Interest rates on residential loans moved lower this past week in line with long-term bond yields. But indices on adjustable-rate mortgages moved higher.
Thirty-year fixed rates averaged
3.90 percent in Freddie Mac’s Primary Mortgage Market Survey for the week that finished on Nov. 9.
Long-term rates retreated 4 basis points compared the the prior report. But the 30 year remains 33 BPS higher than as of a year prior.
Freddie Mac Chief Economist Sean Becketti noted in the report, “The 10-year Treasury yield fell roughly 7 basis points, while the 30-year mortgage rate dropped 4 basis points.”
Fifty-eight percent of panelists surveyed by Bankrate.com for the week Nov. 8 to Nov. 15 predicted that rates will stay within a 2-basis-point range over the next week. The remaining 42 percent were evenly split over whether rates would rise or fall.
In the U.S. Mortgage Market Index report from Mortgage Daily and OpenClose for the week ended Nov. 3, jumbo rates were 19 BPS higher than conforming rates, more than the 15 BPS in the prior week.
At
3.24 percent in Freddie’s survey, 15-year fixed rates were 3 BPS less than in the week ended Nov. 2. Fifteen-year rates were 66 BPS less than 30-year rates, widening from 67 BPS the prior week.
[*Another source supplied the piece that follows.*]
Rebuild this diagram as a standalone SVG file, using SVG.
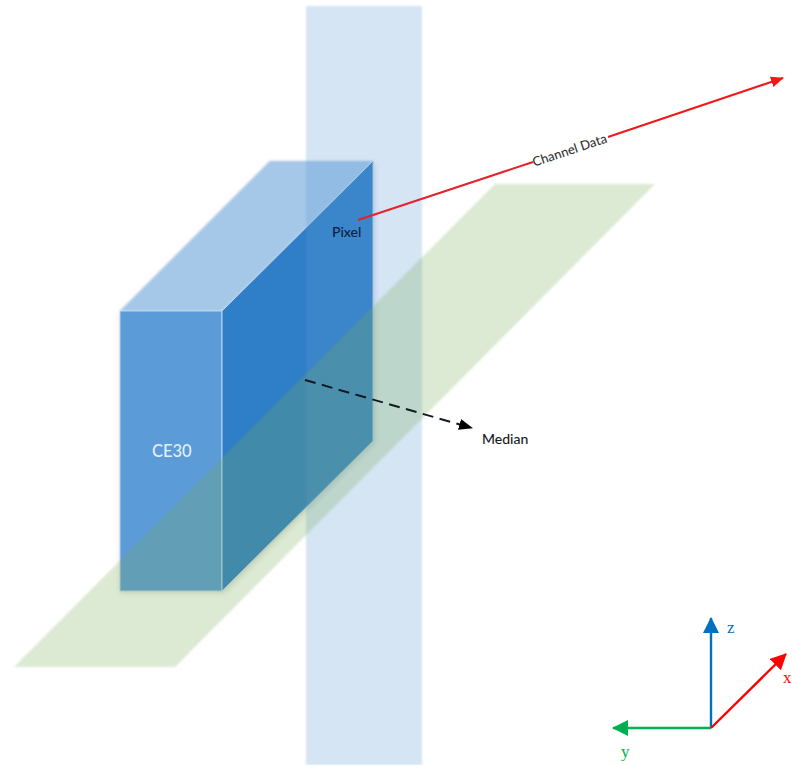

Freddie had five-year, Treasury-indexed, hybrid adjustable-rate mortgages averaging 3.22 percent, off just a basis point from last week’s report.
Data from the Department of the Treasury indicate that the yield on the one-year Treasury note, which is used as an index for hybrid ARMs, was 1.53 percent Thursday, up 7 BPS from seven days earlier.
The six-month London Interbank Offered Rate, which is occasionally used as an ARM index, was 1.60 percent as of Wednesday, Bankrate.com reported. LIBOR increased from 1.58 percent the previous Wednesday.
ARM share was 10.0 percent in the latest Mortgage Market Index report, thinning from 15.0 percent one week earlier.